The contract was approved by the departments of Information Technology, General Services and Finance that Howle said relied on a vendor’s savings projections instead of doing their own calculations. Each department blamed the others Thursday for the faulty review. 

Logicon Inc., which made the cost-savings estimates, stood to make $28.5 million from the abnormally lengthy six-year deal, she said. 

DGC director Barry Keene said he wasn’t aware of that arrangement, and thought DOIT had vetted the savings projections. 

DOIT Director Elias Cortez said he thought Keene’s office or the finance department would do an independent analysis of the figures. 

Under the contract, Oracle would license database software for up to 270,000 state workers, despite a survey by DOIT that found very few state workers would need or want Oracle products. 

Keene said he hadn’t heard of the survey until after the contract was signed. 

Cortez said he was “shocked that they hadn’t seen it.” 

Even if it wasn’t included with the Oracle contract, DGS was one of the 122 state departments that received the survey, he said. 

Assemblyman Bill Leonard, R-Rancho Cucamonga, said the interagency finger-pointing had to stop. 

“Someone has to step up and take responsibility,” he said. “But other than a few cover-your-rear e-mails, I haven’t seen any state employee step up.” 

Finance Director Tim Gage, whose staff raised concerns with the savings projections and the contract’s lack of an escape clause, said he recommended delaying the contract by a year. 

Despite that suggestion, the three departments — DOIT, DGS and finance — approved the contract with the Redwood Shores-based Oracle in May. 

But 10 months later, no state departments had the software, in part because DGS had not issued instructions on how to get it, Howle’s audit found.
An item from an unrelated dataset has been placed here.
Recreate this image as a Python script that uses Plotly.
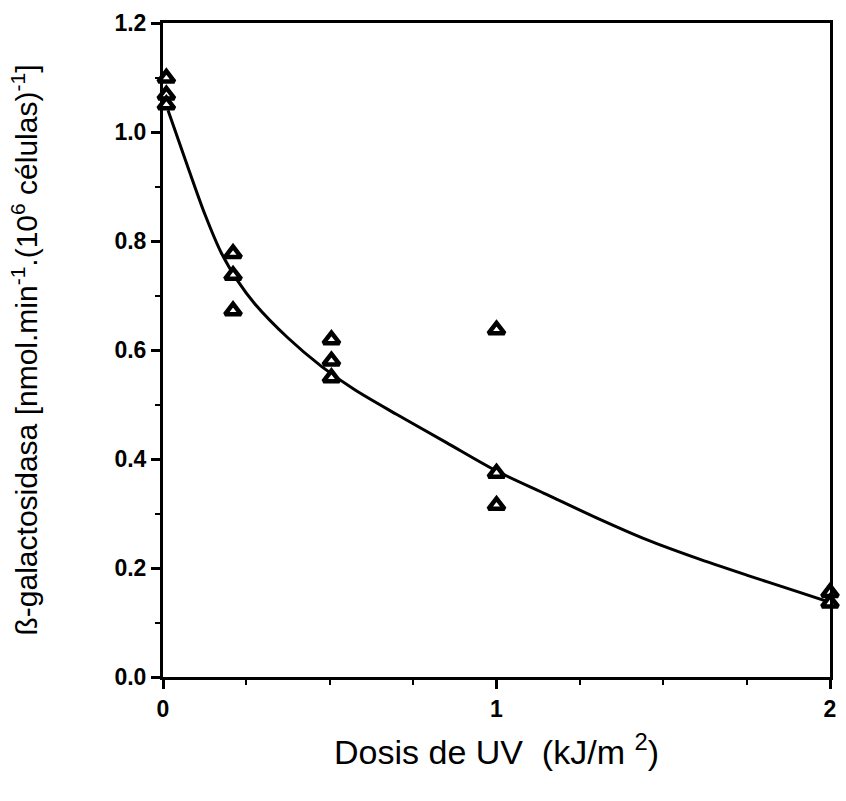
import plotly.graph_objects as go

# measured points (dose kJ/m2, beta-galactosidase activity)
dose_pts = [0.01, 0.01, 0.01, 0.21, 0.21, 0.21, 0.505, 0.505, 0.505, 1.0, 1.0, 1.0, 2.0, 2.0]
activity_pts = [1.099, 1.068, 1.05, 0.777, 0.737, 0.672, 0.619, 0.58, 0.549, 0.637, 0.374, 0.315, 0.155, 0.136]

# fitted curve
curve_x = [0.015, 0.075, 0.125, 0.175, 0.225, 0.275, 0.375, 0.475, 0.575, 0.7, 0.85,
           1.0, 1.15, 1.3, 1.45, 1.6, 1.75, 1.9, 2.0]
curve_y = [1.04, 0.935, 0.85, 0.778, 0.726, 0.685, 0.622, 0.57, 0.527, 0.482, 0.43,
           0.378, 0.335, 0.292, 0.252, 0.218, 0.187, 0.157, 0.137]

x_ticks = [0, 1, 2]
y_ticks = [0.0, 0.2, 0.4, 0.6, 0.8, 1.0, 1.2]
y_tick_labels = ["0.0", "0.2", "0.4", "0.6", "0.8", "1.0", "1.2"]

FONT = "Liberation Sans, Arial, Helvetica, sans-serif"

fig = go.Figure()
fig.add_trace(go.Scatter(
    x=curve_x, y=curve_y, mode="lines",
    line=dict(color="black", width=3, shape="spline", smoothing=0.8),
    showlegend=False, hoverinfo="skip", cliponaxis=False))
fig.add_trace(go.Scatter(
    x=dose_pts, y=activity_pts, mode="markers",
    marker=dict(symbol="triangle-up", size=14, color="white", line=dict(color="black", width=4.5)),
    showlegend=False, cliponaxis=False))

fig.update_layout(
    width=846, height=801,
    margin=dict(l=163, r=10, t=23, b=124),
    paper_bgcolor="white", plot_bgcolor="white",
    font=dict(family=FONT, color="black"),
    xaxis=dict(
        range=[0, 2], tickvals=x_ticks, ticktext=[str(v) for v in x_ticks],
        showgrid=False, zeroline=False, showline=True, linecolor="black", linewidth=3,
        mirror=True, ticks="outside", ticklen=9, tickwidth=2.5, tickcolor="black",
        tickfont=dict(size=23, family=FONT, weight="bold"),
        minor=dict(dtick=0.25, ticks="outside", ticklen=5, tickwidth=2, tickcolor="black", showgrid=False),
        title=dict(text="Dosis de UV  (kJ/m <sup>2</sup>)", font=dict(size=34, family=FONT), standoff=20),
    ),
    yaxis=dict(
        range=[0, 1.2], tickvals=y_ticks, ticktext=y_tick_labels,
        showgrid=False, zeroline=False, showline=True, linecolor="black", linewidth=3,
        mirror=True, ticks="outside", ticklen=9, tickwidth=2.5, tickcolor="black",
        tickfont=dict(size=23, family=FONT, weight="bold"),
        minor=dict(dtick=0.1, ticks="outside", ticklen=5, tickwidth=2, tickcolor="black", showgrid=False),
        title=dict(text="ß-galactosidasa [nmol.min<sup>-1</sup>.(10<sup>6</sup> células)<sup>-1</sup>]",
                   font=dict(size=30, family=FONT), standoff=68),
    ),
)

fig.write_html("out.html")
Still, the state will have paid $17 million in contract costs and interest fees by June, and another $14 million payment is due in September, she said. 

All three departments now agree with the audit’s conclusions, though they say they’ve taken steps to improve both the contract and the contracting process. 
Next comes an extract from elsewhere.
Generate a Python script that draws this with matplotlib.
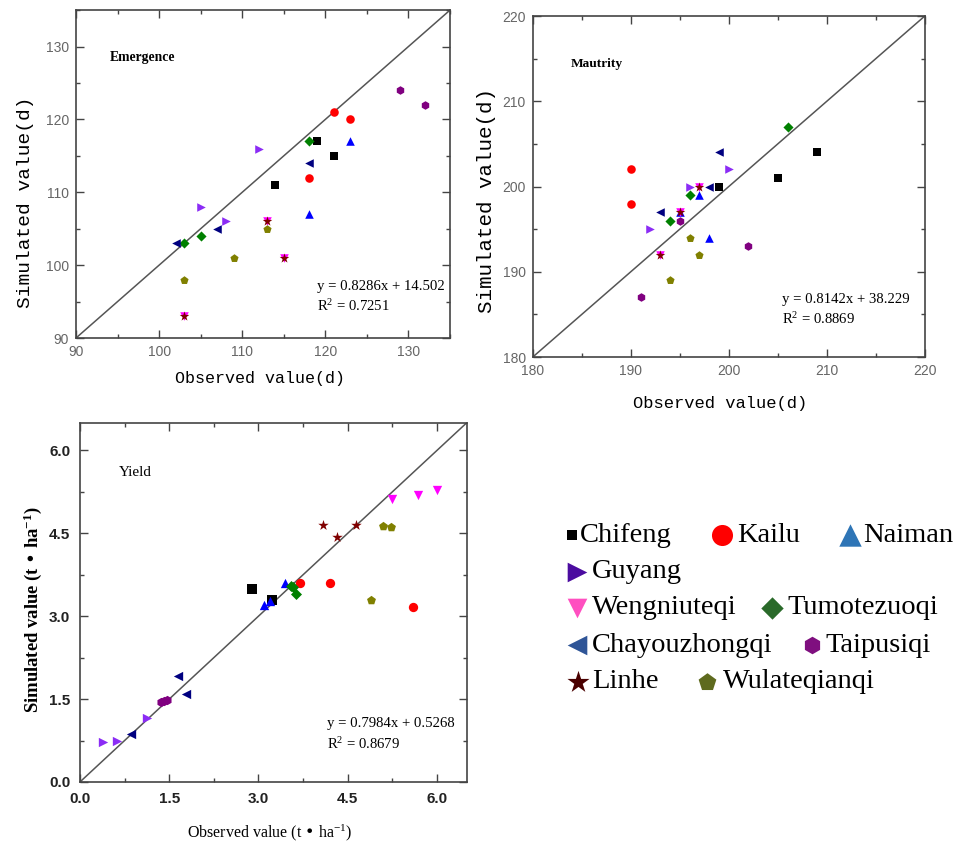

But critics, including Sen. Debra Bowen, D-Marina del Rey, say the audit is a good argument for DOIT to be dismantled. 

“DOIT’s answer is that ensuring the deal was accurate was somebody else’s job because it didn’t have the expertise to make sure the state wasn’t getting taken for a ride,” she said. “Doing that job is the whole reason DIOT was created.” 
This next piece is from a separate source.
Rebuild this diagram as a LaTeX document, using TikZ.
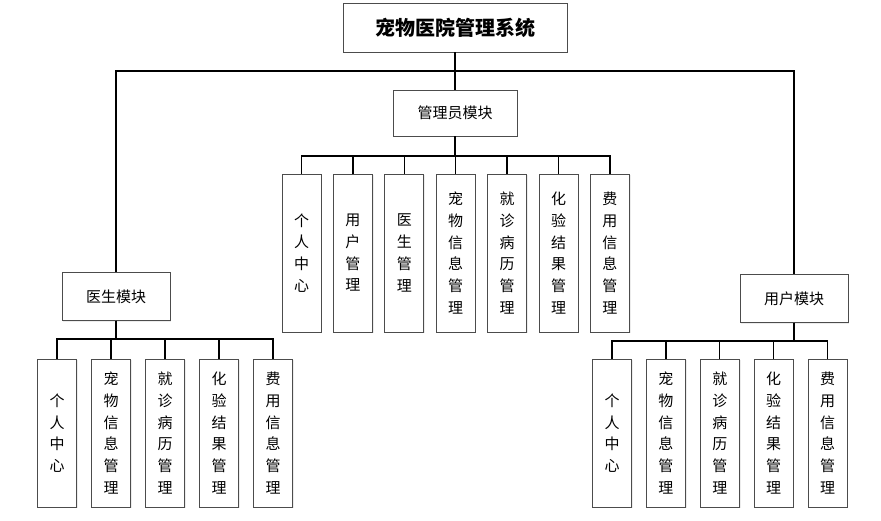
\documentclass[tikz,border=0pt]{standalone}
\usepackage{fontspec}
\setmainfont{Noto Sans CJK SC}
\usetikzlibrary{shadows}
\begin{document}
\begin{tikzpicture}[x=1pt, y=-1pt,
    box/.style = {draw=black!70, fill=white, line width=0.8pt, inner sep=0pt,
                  drop shadow={opacity=0.15, shadow xshift=1.2pt, shadow yshift=-1.2pt}},
    modbox/.style = {box, minimum width=108pt, minimum height=48pt,
                     font=\fontsize{15}{18}\selectfont},
    leaf/.style = {box, minimum width=39pt, align=center,
                   font=\fontsize{15}{21.7}\selectfont},
    link/.style = {line width=1.3pt}]
  \useasboundingbox (0,0) rectangle (881,520);
  % top level
  \node[box, minimum width=224pt, minimum height=49pt,
        font=\bfseries\fontsize{20}{24}\selectfont] (sys) at (455,27.5) {宠物医院管理系统};
  \node[modbox, minimum width=124pt, minimum height=46pt] (admin) at (455,113) {管理员模块};
  \node[modbox] (doctor) at (116,296.5) {医生模块};
  \node[modbox] (user) at (794,298.5) {用户模块};
  \coordinate (top) at (455,71);
  \coordinate (abus) at (455,156);
  \coordinate (dbus) at (116,339);
  \coordinate (ubus) at (794,341);
  % admin leaves
  \foreach \txt [count=\i] in {个\\人\\中\\心, 用\\户\\管\\理, 医\\生\\管\\理,
      宠\\物\\信\\息\\管\\理, 就\\诊\\病\\历\\管\\理, 化\\验\\结\\果\\管\\理,
      费\\用\\信\\息\\管\\理}
    \node[leaf, minimum height=158pt] (a\i) at ({301.5+51.4*(\i-1)},253) {\txt};
  % doctor leaves
  \foreach \txt [count=\i] in {个\\人\\中\\心, 宠\\物\\信\\息\\管\\理,
      就\\诊\\病\\历\\管\\理, 化\\验\\结\\果\\管\\理, 费\\用\\信\\息\\管\\理}
    \node[leaf, minimum height=148pt] (d\i) at ({57+54*(\i-1)},433) {\txt};
  % user leaves
  \foreach \txt [count=\i] in {个\\人\\中\\心, 宠\\物\\信\\息\\管\\理,
      就\\诊\\病\\历\\管\\理, 化\\验\\结\\果\\管\\理, 费\\用\\信\\息\\管\\理}
    \node[leaf, minimum height=148pt] (u\i) at ({612+53.9*(\i-1)},433) {\txt};
  % connectors
  \draw[link] (sys.south) -- (admin.north);
  \draw[link] (sys.south |- top) -| (doctor.north);
  \draw[link] (sys.south |- top) -| (user.north);
  \foreach \i in {1,...,7}
    \draw[link] (admin.south) -- (abus) -| (a\i.north);
  \foreach \i in {1,...,5} {
    \draw[link] (doctor.south) -- (dbus) -| (d\i.north);
    \draw[link] (user.south) -- (ubus) -| (u\i.north);
  }
\end{tikzpicture}
\end{document}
DOIT was created in 1995 to coordinate the state’s technology purchases. It will close July 1 unless lawmakers act. Gov. Gray Davis is backing legislation by Assemblyman Manny Diaz, D-San Jose, that extends its life through next year but lets lawmakers terminate projects with substantial cost overruns. 

Oracle officials did not return a telephone message from The Associated Press. A message left for officials at Herndon, Va.-based Logicon, a subsidiary of Los Angeles-based Northrop Grumman Corp., was also not immediately returned.